- [Request]: Write out the entries below once more, exactly, with the pictures left out.

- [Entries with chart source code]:

______________________________

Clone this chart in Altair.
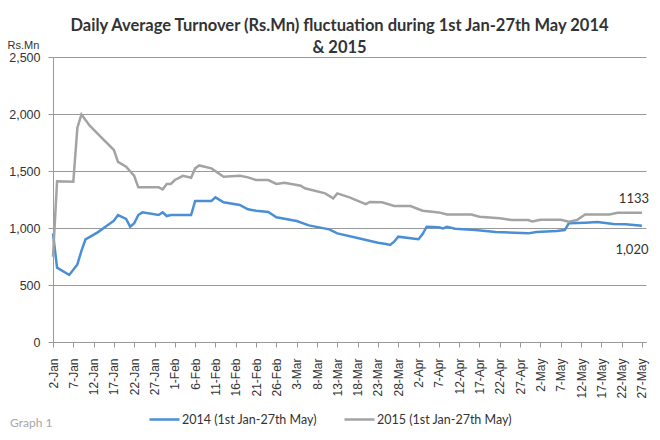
import altair as alt
import pandas as pd

# ---- data ----
dates_2014 = ["01-02","01-03","01-06","01-08","01-09","01-10","01-13","01-17","01-18","01-20",
              "01-21","01-22","01-23","01-24","01-28","01-29","01-30","01-31","02-05","02-06",
              "02-10","02-11","02-13","02-17","02-19","02-21","02-24","02-26","03-03","03-06",
              "03-11","03-13","03-18","03-23","03-25","03-26","03-27","03-28","04-01","04-02",
              "04-03","04-04","04-07","04-08","04-09","04-11","04-16","04-21","04-29","05-01",
              "05-06","05-08","05-09","05-13","05-16","05-20","05-23","05-27"]
vals_2014 = [953,652,588,680,800,900,962,1064,1114,1079,
             1011,1041,1114,1137,1114,1137,1105,1114,1114,1237,
             1237,1269,1225,1202,1164,1152,1140,1094,1061,1023,
             988,953,912,871,859,851,880,924,906,901,
             947,1011,1006,997,1011,994,982,965,953,965,
             973,982,1041,1046,1052,1035,1032,1020]

dates_2015 = ["01-02","01-03","01-07","01-08","01-09","01-11","01-14","01-17","01-18","01-20",
              "01-22","01-23","01-28","01-29","01-30","01-31","02-01","02-03","02-05","02-06",
              "02-07","02-10","02-13","02-17","02-19","02-21","02-24","02-26","02-28","03-04",
              "03-05","03-10","03-12","03-13","03-16","03-20","03-21","03-24","03-27","03-31",
              "04-03","04-07","04-09","04-15","04-17","04-22","04-25","04-29","04-30","05-02",
              "05-07","05-09","05-11","05-13","05-19","05-21","05-27"]
vals_2015 = [748,1410,1405,1880,1995,1900,1790,1684,1580,1538,
             1456,1357,1357,1339,1386,1386,1421,1458,1441,1523,
             1549,1523,1450,1458,1444,1421,1421,1386,1397,1371,
             1348,1304,1260,1304,1269,1210,1228,1225,1193,1193,
             1152,1137,1118,1118,1099,1085,1070,1070,1058,1073,
             1073,1055,1070,1118,1118,1133,1133]

series_names = ["2014 (1st Jan-27th May)", "2015 (1st Jan-27th May)"]
series_colors = ["#4a8fd6", "#a3a3a3"]

tick_dates = ["01-02","01-07","01-12","01-17","01-22","01-27","02-01","02-06","02-11","02-16",
              "02-21","02-26","03-03","03-08","03-13","03-18","03-23","03-28","04-02","04-07",
              "04-12","04-17","04-22","04-27","05-02","05-07","05-12","05-17","05-22","05-27"]
y_ticks = [0, 500, 1000, 1500, 2000, 2500]

end_labels = ["1,020", "1133"]
end_values = [1020, 1133]

YEAR = 2015
def ts(md):
    return f"{YEAR}-{md}T00:00:00"

df = pd.concat([
    pd.DataFrame({"date": [ts(d) for d in dates_2014], "value": vals_2014, "series": series_names[0]}),
    pd.DataFrame({"date": [ts(d) for d in dates_2015], "value": vals_2015, "series": series_names[1]}),
])

lab_df = pd.DataFrame({"date": [ts("05-27")] * 2, "value": end_values, "label": end_labels})

def dt(md):
    m, d = md.split("-")
    return alt.DateTime(year=YEAR, month=int(m), date=int(d))

x_enc = alt.X(
    "date:T",
    scale=alt.Scale(domain=[dt("01-02"), dt("05-28")]),
    axis=alt.Axis(
        values=[dt(t) for t in tick_dates],
        format="%-d-%b",
        labelAngle=-90,
        labelOverlap=False,
        labelFont="Liberation Sans",
        labelFontSize=12,
        labelColor="#333333",
        labelPadding=11,
        tickSize=5,
        tickColor="#999999",
        domainColor="#999999",
        grid=False,
        title=None,
    ),
)
y_enc = alt.Y(
    "value:Q",
    scale=alt.Scale(domain=[0, 2500], nice=False),
    axis=alt.Axis(
        values=y_ticks,
        format=",.0f",
        labelFont="Liberation Sans",
        labelFontSize=12.5,
        labelColor="#333333",
        labelPadding=8,
        tickSize=5,
        tickColor="#999999",
        domainColor="#999999",
        gridColor="#999999",
        gridWidth=1,
        title="Rs.Mn",
        titleAngle=0,
        titleAlign="left",
        titleBaseline="middle",
        titleX=-46,
        titleY=-12,
        titleFont="Liberation Sans",
        titleFontSize=11,
        titleFontWeight="normal",
        titleColor="#333333",
    ),
)

lines = alt.Chart(df).mark_line(strokeWidth=2.5).encode(
    x=x_enc,
    y=y_enc,
    color=alt.Color(
        "series:N",
        scale=alt.Scale(domain=series_names, range=series_colors),
        legend=alt.Legend(
            orient="none",
            legendX=95,
            legendY=346,
            direction="horizontal",
            symbolType="stroke",
            symbolSize=900,
            symbolStrokeWidth=2.5,
            labelFont="Lato",
            labelFontSize=12.5,
            labelColor="#333333",
            labelOffset=1,
            columnPadding=22,
            title=None,
        ),
    ),
)

lab_hi = alt.Chart(lab_df).transform_filter(alt.datum.value > 1100).mark_text(
    font="Lato", fontSize=13, color="#333333", dx=-8, dy=-14
).encode(x=x_enc, y=y_enc, text="label:N")

lab_lo = alt.Chart(lab_df).transform_filter(alt.datum.value < 1100).mark_text(
    font="Lato", fontSize=13, color="#333333", dx=-10, dy=24
).encode(x=x_enc, y=y_enc, text="label:N")

note = alt.Chart(pd.DataFrame({"t": ["Graph 1"]})).mark_text(
    font="Lato", fontSize=12, color="#a6a6a6", align="left", baseline="middle"
).encode(x=alt.value(-43), y=alt.value(366), text="t:N")

chart = alt.layer(lines, lab_hi, lab_lo, note).properties(
    width=593,
    height=285,
    padding={"left": 45, "top": 49, "right": 4, "bottom": 95},
    autosize=alt.AutoSizeParams(type="none"),
    title=alt.TitleParams(
        text=["Daily Average Turnover (Rs.Mn) fluctuation during 1st Jan-27th May  2014", "& 2015"],
        font="Lato",
        fontSize=16.5,
        fontWeight="bold",
        color="#333333",
        anchor="middle",
        frame="group",
        dx=-10,
        offset=-17,
        lineHeight=22,
    ),
).configure_view(stroke=None)

chart.save("out.html", embed_options={"renderer": "svg", "actions": False})
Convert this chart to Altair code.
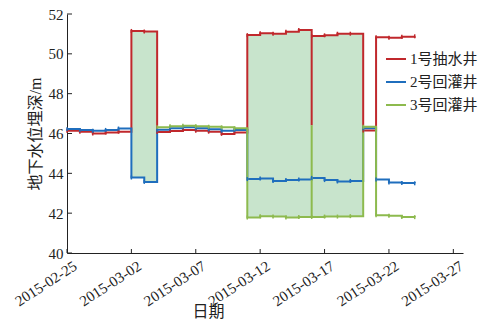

______________________________

- [Output for this task]:
Clone this chart in Altair.
import altair as alt
import pandas as pd

# ---- data ----
dates_2014 = ["01-02","01-03","01-06","01-08","01-09","01-10","01-13","01-17","01-18","01-20",
              "01-21","01-22","01-23","01-24","01-28","01-29","01-30","01-31","02-05","02-06",
              "02-10","02-11","02-13","02-17","02-19","02-21","02-24","02-26","03-03","03-06",
              "03-11","03-13","03-18","03-23","03-25","03-26","03-27","03-28","04-01","04-02",
              "04-03","04-04","04-07","04-08","04-09","04-11","04-16","04-21","04-29","05-01",
              "05-06","05-08","05-09","05-13","05-16","05-20","05-23","05-27"]
vals_2014 = [953,652,588,680,800,900,962,1064,1114,1079,
             1011,1041,1114,1137,1114,1137,1105,1114,1114,1237,
             1237,1269,1225,1202,1164,1152,1140,1094,1061,1023,
             988,953,912,871,859,851,880,924,906,901,
             947,1011,1006,997,1011,994,982,965,953,965,
             973,982,1041,1046,1052,1035,1032,1020]

dates_2015 = ["01-02","01-03","01-07","01-08","01-09","01-11","01-14","01-17","01-18","01-20",
              "01-22","01-23","01-28","01-29","01-30","01-31","02-01","02-03","02-05","02-06",
              "02-07","02-10","02-13","02-17","02-19","02-21","02-24","02-26","02-28","03-04",
              "03-05","03-10","03-12","03-13","03-16","03-20","03-21","03-24","03-27","03-31",
              "04-03","04-07","04-09","04-15","04-17","04-22","04-25","04-29","04-30","05-02",
              "05-07","05-09","05-11","05-13","05-19","05-21","05-27"]
vals_2015 = [748,1410,1405,1880,1995,1900,1790,1684,1580,1538,
             1456,1357,1357,1339,1386,1386,1421,1458,1441,1523,
             1549,1523,1450,1458,1444,1421,1421,1386,1397,1371,
             1348,1304,1260,1304,1269,1210,1228,1225,1193,1193,
             1152,1137,1118,1118,1099,1085,1070,1070,1058,1073,
             1073,1055,1070,1118,1118,1133,1133]

series_names = ["2014 (1st Jan-27th May)", "2015 (1st Jan-27th May)"]
series_colors = ["#4a8fd6", "#a3a3a3"]

tick_dates = ["01-02","01-07","01-12","01-17","01-22","01-27","02-01","02-06","02-11","02-16",
              "02-21","02-26","03-03","03-08","03-13","03-18","03-23","03-28","04-02","04-07",
              "04-12","04-17","04-22","04-27","05-02","05-07","05-12","05-17","05-22","05-27"]
y_ticks = [0, 500, 1000, 1500, 2000, 2500]

end_labels = ["1,020", "1133"]
end_values = [1020, 1133]

YEAR = 2015
def ts(md):
    return f"{YEAR}-{md}T00:00:00"

df = pd.concat([
    pd.DataFrame({"date": [ts(d) for d in dates_2014], "value": vals_2014, "series": series_names[0]}),
    pd.DataFrame({"date": [ts(d) for d in dates_2015], "value": vals_2015, "series": series_names[1]}),
])

lab_df = pd.DataFrame({"date": [ts("05-27")] * 2, "value": end_values, "label": end_labels})

def dt(md):
    m, d = md.split("-")
    return alt.DateTime(year=YEAR, month=int(m), date=int(d))

x_enc = alt.X(
    "date:T",
    scale=alt.Scale(domain=[dt("01-02"), dt("05-28")]),
    axis=alt.Axis(
        values=[dt(t) for t in tick_dates],
        format="%-d-%b",
        labelAngle=-90,
        labelOverlap=False,
        labelFont="Liberation Sans",
        labelFontSize=12,
        labelColor="#333333",
        labelPadding=11,
        tickSize=5,
        tickColor="#999999",
        domainColor="#999999",
        grid=False,
        title=None,
    ),
)
y_enc = alt.Y(
    "value:Q",
    scale=alt.Scale(domain=[0, 2500], nice=False),
    axis=alt.Axis(
        values=y_ticks,
        format=",.0f",
        labelFont="Liberation Sans",
        labelFontSize=12.5,
        labelColor="#333333",
        labelPadding=8,
        tickSize=5,
        tickColor="#999999",
        domainColor="#999999",
        gridColor="#999999",
        gridWidth=1,
        title="Rs.Mn",
        titleAngle=0,
        titleAlign="left",
        titleBaseline="middle",
        titleX=-46,
        titleY=-12,
        titleFont="Liberation Sans",
        titleFontSize=11,
        titleFontWeight="normal",
        titleColor="#333333",
    ),
)

lines = alt.Chart(df).mark_line(strokeWidth=2.5).encode(
    x=x_enc,
    y=y_enc,
    color=alt.Color(
        "series:N",
        scale=alt.Scale(domain=series_names, range=series_colors),
        legend=alt.Legend(
            orient="none",
            legendX=95,
            legendY=346,
            direction="horizontal",
            symbolType="stroke",
            symbolSize=900,
            symbolStrokeWidth=2.5,
            labelFont="Lato",
            labelFontSize=12.5,
            labelColor="#333333",
            labelOffset=1,
            columnPadding=22,
            title=None,
        ),
    ),
)

lab_hi = alt.Chart(lab_df).transform_filter(alt.datum.value > 1100).mark_text(
    font="Lato", fontSize=13, color="#333333", dx=-8, dy=-14
).encode(x=x_enc, y=y_enc, text="label:N")

lab_lo = alt.Chart(lab_df).transform_filter(alt.datum.value < 1100).mark_text(
    font="Lato", fontSize=13, color="#333333", dx=-10, dy=24
).encode(x=x_enc, y=y_enc, text="label:N")

note = alt.Chart(pd.DataFrame({"t": ["Graph 1"]})).mark_text(
    font="Lato", fontSize=12, color="#a6a6a6", align="left", baseline="middle"
).encode(x=alt.value(-43), y=alt.value(366), text="t:N")

chart = alt.layer(lines, lab_hi, lab_lo, note).properties(
    width=593,
    height=285,
    padding={"left": 45, "top": 49, "right": 4, "bottom": 95},
    autosize=alt.AutoSizeParams(type="none"),
    title=alt.TitleParams(
        text=["Daily Average Turnover (Rs.Mn) fluctuation during 1st Jan-27th May  2014", "& 2015"],
        font="Lato",
        fontSize=16.5,
        fontWeight="bold",
        color="#333333",
        anchor="middle",
        frame="group",
        dx=-10,
        offset=-17,
        lineHeight=22,
    ),
).configure_view(stroke=None)

chart.save("out.html", embed_options={"renderer": "svg", "actions": False})
Convert this chart to Altair code.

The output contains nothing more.